I try to cast my net as wide as possible in an effort to get at least one hotel in every city to say yes. This usually means sending out hundreds of emails. I’ll start at the top with the nicest 5 star hotels I can find and go down the list until I get to the most beat up rundown hostel the city has to offer. If any hotel or hostel happens to say yes, then I start the process of planning how to get there.
Since I’m getting close to the end of mainland Asia, I’ve had to plan ahead a little more than normal. After Cambodia there’s only Thailand and Malaysia before reaching Singapore and the Indian Ocean. I don’t want a repeat of what happened in Egypt, so I’ve already organized my options so that I can continue to travel over land. Just this week I officially booked myself on two separate cargo ships.
One ship called the MS Victory will take me and whatever cargo they happen to haul from Singapore to Fremantle in May. Then a second cargo ship called the MS Cap Capricorn will pick me up in Sydney in June and drop me off in Oakland 25 days later.
After days of research and triple checking all my options I had to go with these two ships, they were really the only options anyway and far cheaper than a fancy cruise line.

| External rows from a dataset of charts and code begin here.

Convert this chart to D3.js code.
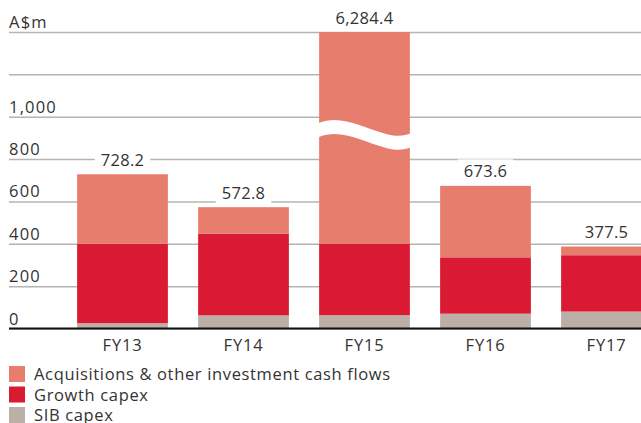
<!DOCTYPE html>
<html>
<head>
<meta charset="utf-8">
<script src="https://cdn.jsdelivr.net/npm/d3@7"></script>
<style>
  body { margin: 0; background: #fff; }
  svg { display: block; font-family: "Open Sans", sans-serif; }
</style>
</head>
<body>
<svg id="chart" width="641" height="423"></svg>
<script>
// data
const years = ['FY13', 'FY14', 'FY15', 'FY16', 'FY17'];
const sibCapex = [25, 62, 63, 70, 80];
const growthCapex = [375, 386, 338, 266, 266];
const acquisitions = [328.2, 124.8, 5883.4, 337.6, 41];
const totalLabels = ['728.2', '572.8', '6,284.4', '673.6', '377.5'];
const yTicks = [0, 200, 400, 600, 800, 1000, 1200, 1400];
const yTickLabels = ['0', '200', '400', '600', '800', '1,000', '', 'A$m'];
const seriesNames = ['Acquisitions & other investment cash flows', 'Growth capex', 'SIB capex'];
const brokenYear = 'FY15';

const colors = { sib: '#bbafa7', growth: '#da1a32', acq: '#e77d6d' };
const textColor = '#333';

const svg = d3.select('#chart');

const rows = years.map((y, i) => ({
    year: y, sib: sibCapex[i], growth: growthCapex[i], acq: acquisitions[i], label: totalLabels[i]
}));

const x = d3.scaleBand()
    .domain(years)
    .range([62, 667])
    .paddingInner(0.25)
    .paddingOuter(0.125);

const y = d3.scaleLinear()
    .domain([0, 1400])
    .range([328.5, 32])
    .clamp(true);

// grid + tick labels
const grid = svg.append('g')
    .attr('transform', 'translate(9,0)')
    .call(d3.axisRight(y)
        .tickValues(yTicks)
        .tickSize(632)
        .tickFormat((d, i) => yTickLabels[i]));
grid.select('.domain').remove();
grid.selectAll('.tick line').attr('stroke', '#b4b4b4').attr('stroke-width', 1.5);
grid.selectAll('.tick text')
    .attr('x', 0)
    .attr('dy', -4.5)
    .attr('text-anchor', 'start')
    .attr('font-size', 16.5)
    .attr('letter-spacing', 1.2)
    .attr('font-family', '"Open Sans", sans-serif')
    .attr('fill', textColor);

// bars
const stack = d3.stack().keys(['sib', 'growth', 'acq']);
const layers = stack(rows);

const barGroup = svg.append('g');
barGroup.selectAll('g')
    .data(layers)
    .join('g')
    .attr('fill', d => colors[d.key])
    .selectAll('rect')
    .data(d => d)
    .join('rect')
    .attr('x', d => x(d.data.year))
    .attr('width', x.bandwidth())
    .attr('y', d => y(d[1]))
    .attr('height', d => y(d[0]) - y(d[1]));

// break mark on the tall bar
const bx = x(brokenYear), bw = x.bandwidth();
const by = y(960);
const wave = d3.path();
wave.moveTo(bx - 1, by - 2);
wave.bezierCurveTo(bx + bw * 0.25, by - 11, bx + bw * 0.45, by + 2, bx + bw * 0.75, by + 9);
wave.bezierCurveTo(bx + bw * 0.88, by + 12, bx + bw * 0.95, by + 10, bx + bw + 1, by + 8);
wave.lineTo(bx + bw + 1, by + 22);
wave.bezierCurveTo(bx + bw * 0.95, by + 24, bx + bw * 0.88, by + 26, bx + bw * 0.75, by + 23);
wave.bezierCurveTo(bx + bw * 0.45, by + 16, bx + bw * 0.25, by + 3, bx - 1, by + 12);
wave.closePath();
svg.append('path').attr('d', wave.toString()).attr('fill', '#fff');

// baseline
svg.append('line')
    .attr('x1', 9).attr('x2', 641)
    .attr('y1', y(0)).attr('y2', y(0))
    .attr('stroke', '#111').attr('stroke-width', 2);

// total labels with white backing
const labels = svg.append('g').selectAll('g')
    .data(rows)
    .join('g')
    .attr('transform', d => `translate(${x(d.year) + x.bandwidth() / 2},${y(d.sib + d.growth + d.acq) - 8.5})`);
labels.append('rect').attr('fill', '#fff');
labels.append('text')
    .attr('text-anchor', 'middle')
    .attr('font-size', 16.5)
    .attr('letter-spacing', 0.3)
    .attr('fill', textColor)
    .text(d => d.label);
labels.each(function() {
    const g = d3.select(this);
    const b = g.select('text').node().getBBox();
    g.select('rect')
        .attr('x', b.x - 6).attr('y', b.y)
        .attr('width', b.width + 12).attr('height', b.height);
});

// x labels
svg.append('g').selectAll('text')
    .data(years)
    .join('text')
    .attr('x', d => x(d) + x.bandwidth() / 2)
    .attr('y', 350.5)
    .attr('text-anchor', 'middle')
    .attr('font-size', 16.5)
    .attr('letter-spacing', 0.8)
    .attr('fill', textColor)
    .text(d => d);

// legend
const legend = svg.append('g').attr('transform', 'translate(9,366)');
const legendColors = [colors.acq, colors.growth, colors.sib];
const item = legend.selectAll('g')
    .data(seriesNames)
    .join('g')
    .attr('transform', (d, i) => `translate(0,${i * 20.5})`);
item.append('rect')
    .attr('width', 16).attr('height', 16)
    .attr('fill', (d, i) => legendColors[i]);
item.append('text')
    .attr('x', 25).attr('y', 14)
    .attr('font-size', 16.5)
    .attr('letter-spacing', 0.65)
    .attr('fill', textColor)
    .text(d => d);
</script>
</body>
</html>
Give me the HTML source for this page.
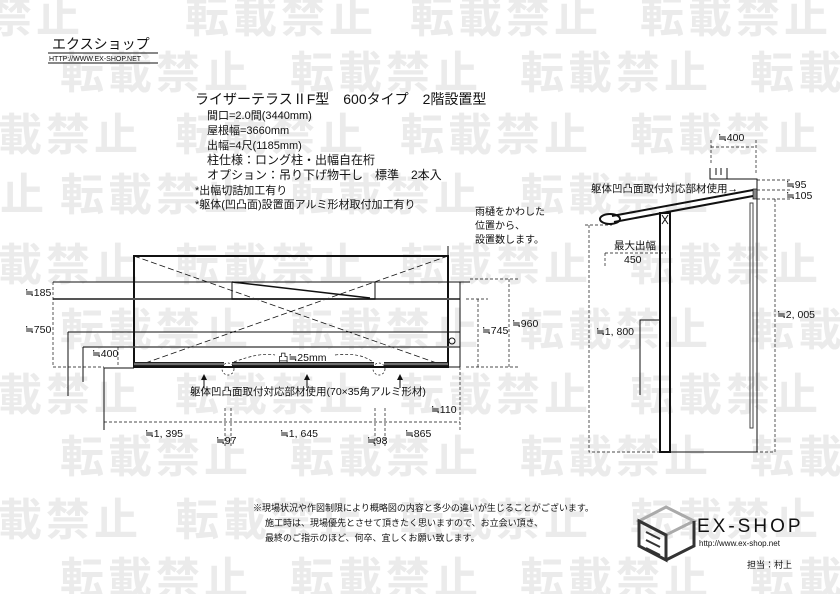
<!DOCTYPE html>
<html><head><meta charset="utf-8"><style>
html,body{margin:0;padding:0;background:#fff;}
svg{display:block;}
text{font-family:"Liberation Sans","Noto Sans CJK JP",sans-serif;fill:#111;}
.wm{fill:#ebebeb;font-size:44px;font-weight:bold;letter-spacing:4px;}
</style></head><body>
<svg width="840" height="594" viewBox="0 0 840 594" xmlns="http://www.w3.org/2000/svg">
<g class="wm">
<text class="wm" x="-60" y="32">載禁止</text><text class="wm" x="185" y="32">転載禁止</text><text class="wm" x="410" y="32">転載禁止</text><text class="wm" x="640" y="32">転載禁止</text>
<text class="wm" x="60" y="88">転載禁止</text><text class="wm" x="290" y="88">転載禁止</text><text class="wm" x="520" y="88">転載禁止</text><text class="wm" x="750" y="88">転載</text>
<text class="wm" x="-50" y="150">転載禁止</text><text class="wm" x="175" y="150">転載禁止</text><text class="wm" x="400" y="150">転載禁止</text><text class="wm" x="630" y="150">転載禁止</text>
<text class="wm" x="0" y="210">止</text><text class="wm" x="60" y="210">転載禁止</text><text class="wm" x="290" y="210">転載禁止</text><text class="wm" x="520" y="210">転載禁止</text>
<text class="wm" x="-50" y="280">転載禁止</text><text class="wm" x="175" y="280">転載禁止</text><text class="wm" x="400" y="280">転載禁止</text><text class="wm" x="630" y="280">転載禁止</text>
<text class="wm" x="60" y="345">転載禁止</text><text class="wm" x="290" y="345">転載禁止</text><text class="wm" x="520" y="345">転載禁止</text><text class="wm" x="750" y="345">転載</text>
<text class="wm" x="-50" y="410">転載禁止</text><text class="wm" x="175" y="410">転載禁止</text><text class="wm" x="400" y="410">転載禁止</text><text class="wm" x="630" y="410">転載禁止</text>
<text class="wm" x="60" y="472">転載禁止</text><text class="wm" x="290" y="472">転載禁止</text><text class="wm" x="520" y="472">転載禁止</text><text class="wm" x="750" y="472">転載</text>
<text class="wm" x="-50" y="535">転載禁止</text><text class="wm" x="175" y="535">転載禁止</text><text class="wm" x="400" y="535">転載禁止</text><text class="wm" x="630" y="535">転載禁止</text>
<text class="wm" x="60" y="594">転載禁止</text><text class="wm" x="290" y="594">転載禁止</text><text class="wm" x="520" y="594">転載禁止</text><text class="wm" x="750" y="594">転載</text>
</g>

<!-- header -->
<text x="52" y="49" font-size="14">エクスショップ</text>
<line x1="48" y1="53" x2="158" y2="53" stroke="#111"/>
<text x="49" y="61" font-size="7">HTTP://WWW.EX-SHOP.NET</text>
<line x1="48" y1="63" x2="158" y2="63" stroke="#111"/>

<text x="195" y="104" font-size="14">ライザーテラスⅡF型　600タイプ　2階設置型</text>
<g font-size="11">
<text x="207" y="119">間口=2.0間(3440mm)</text>
<text x="207" y="134">屋根幅=3660mm</text>
<text x="207" y="149">出幅=4尺(1185mm)</text>
<text x="207" y="164" font-size="12">柱仕様：ロング柱・出幅自在桁</text>
<text x="207" y="179" font-size="12">オプション：吊り下げ物干し　標準　2本入</text>
<text x="195" y="194">*出幅切詰加工有り</text>
<text x="195" y="208">*躯体(凹凸面)設置面アルミ形材取付加工有り</text>
</g>
<g font-size="10">
<text x="475" y="215">雨樋をかわした</text>
<text x="475" y="229">位置から、</text>
<text x="475" y="243">設置数します。</text>
</g>
<line x1="448" y1="246" x2="448" y2="255" stroke="#111"/>

<!-- front view -->
<g fill="none" stroke="#111">
<rect x="134" y="256" width="314" height="111" stroke-width="2"/>
<line x1="134" y1="256" x2="448" y2="367" stroke-width="0.7" stroke-dasharray="6,3"/>
<line x1="448" y1="256" x2="134" y2="367" stroke-width="0.7" stroke-dasharray="6,3"/>
<line x1="53" y1="282" x2="470" y2="282"/>
<line x1="53" y1="299" x2="460" y2="299" stroke="#555" stroke-width="2"/>
<line x1="68" y1="332" x2="460" y2="332"/>
<line x1="83" y1="347" x2="460" y2="347" stroke="#555" stroke-width="1.5"/>
<rect x="232" y="282" width="143" height="17"/>
<line x1="232" y1="282" x2="370" y2="298" stroke-width="1.5"/>
<path d="M134 364 H224 M232 364 H374 M384 364 H448" stroke-width="4" stroke="#222"/>
<path d="M134 364 H224 M232 364 H374 M384 364 H448" stroke-width="1.5" stroke="#888"/>
<circle cx="228" cy="369" r="6" stroke-dasharray="2,2" stroke-width="0.7"/>
<circle cx="379" cy="369" r="6" stroke-dasharray="2,2" stroke-width="0.7"/>
<path d="M234 362 Q260 352 275 355 M335 355 Q360 352 373 362" stroke-dasharray="3,2" stroke-width="0.7"/>
<path d="M460 282 V367 M460 282 H470" />
<line x1="448" y1="367" x2="460" y2="367"/>
<circle cx="452" cy="341" r="3"/>
<path d="M68 332 V396 M83 347 V382 M104 430 V368 H134"/>
<g stroke-dasharray="3,2" stroke-width="0.7">
<path d="M53 282 V367 H104 M118 347 V367"/>
<path d="M104 422 H460 M225 408 V448 M231 408 V448 M375 408 V448 M385 408 V448 M460 367 V430"/>
<path d="M466 299 H488 M478 299 V367 M466 367 H488"/>
<path d="M470 279 H520 M509 279 V367 M490 367 H520"/>
</g>
<path d="M204 388 V378 M307 388 V378 M400 388 V378"/>
</g>
<path d="M201 380 L204 374 L207 380Z M304 380 L307 374 L310 380Z M397 380 L400 374 L403 380Z" fill="#111"/>
<g font-size="10.5">
<text x="25" y="296">≒185</text>
<text x="25" y="333">≒750</text>
<text x="92" y="357">≒400</text>
<text x="278" y="361">凸≒25mm</text>
<text x="190" y="395">躯体凹凸面取付対応部材使用(70×35角アルミ形材)</text>
<text x="431" y="413">≒110</text>
<text x="145" y="437">≒1, 395</text>
<text x="216" y="444">≒97</text>
<text x="280" y="437">≒1, 645</text>
<text x="367" y="444">≒98</text>
<text x="405" y="437">≒865</text>
<text x="482" y="334">≒745</text>
<text x="512" y="327">≒960</text>
</g>

<!-- side view -->
<g fill="none" stroke="#111">
<path d="M710 168 V179 H727 V168 M716 168 V175 M721 168 V175" stroke-width="1"/>
<path d="M727 179 H757 V452 H660"/>
<rect x="660" y="213" width="10" height="239" stroke-width="2"/>
<path d="M662 215 L668 224 M668 215 L662 224" />
<line x1="612" y1="216" x2="753" y2="190" stroke-width="2"/>
<line x1="614" y1="222" x2="753" y2="196" stroke-width="2"/>
<ellipse cx="610" cy="219" rx="10" ry="5" stroke-width="2"/>
<rect x="750" y="203" width="3" height="225" stroke="#444"/>
<path d="M640 395 V320 H660" />
<g stroke-dasharray="3,2" stroke-width="0.7">
<path d="M711 147 H756 M711 140 V165 M756 140 V175"/>
<path d="M757 180 H790 M757 190 H790 M757 199 H790 M775 199 V452 H740"/>
<path d="M585 225 H612 M589 225 V452 H660"/>
<path d="M605 253 H666 M605 253 V268"/>
</g>
</g>
<rect x="753" y="189" width="4" height="10" fill="#888" stroke="#111" stroke-width="0.7"/>
<g font-size="10.5">
<text x="718" y="141">≒400</text>
<text x="591" y="192">躯体凹凸面取付対応部材使用→</text>
<text x="786" y="188">≒95</text>
<text x="786" y="199">≒105</text>
<text x="614" y="249">最大出幅</text>
<text x="624" y="263">450</text>
<text x="596" y="335">≒1, 800</text>
<text x="777" y="318">≒2, 005</text>
</g>

<!-- footer -->
<g font-size="9">
<text x="253" y="511">※現場状況や作図制限により概略図の内容と多少の違いが生じることがございます。</text>
<text x="265" y="526">施工時は、現場優先とさせて頂きたく思いますので、お立会い頂き、</text>
<text x="265" y="541">最終のご指示のほど、何卒、宜しくお願い致します。</text>
</g>
<g fill="none" stroke-width="3">
<path d="M666 507 L694 521 L666 535 L639 521Z" stroke="#aaa"/>
<path d="M639 521 V546 L666 560 V535Z" stroke="#333"/>
<path d="M694 521 V546 L666 560" stroke="#333"/>
<path d="M646 532 L660 539 M646 540 L660 547 M646 548 L660 555" stroke="#333" stroke-width="2"/>
</g>
<text x="697" y="532" font-size="19" letter-spacing="3">EX-SHOP</text>
<text x="699" y="546" font-size="8">http://www.ex-shop.net</text>
<text x="747" y="568" font-size="9">担当：村上</text>
</svg>
</body></html>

Each ship only has space for three passengers at any one time, so I had to act fast and book my tickets. The Cap Capricorn is set to arrive in Oakland on July 4th, which is perfect timing if you ask me. What better way to arrive back in my homeland than on its 240th birthday?
In my head, everything seems pretty clear. I’ll sail under the Golden Gate Bridge as fireworks light the way and she’ll be at the end of the pier waiting for me. We will fall back in love and everything will work out just how it’s supposed to.
For the second time this year I begin to type her an email. I keep it short and simple. With redemption on my mind, I apologize for all of my mistakes and offer myself to her in full. Then I ask her to rejoin me in Oakland.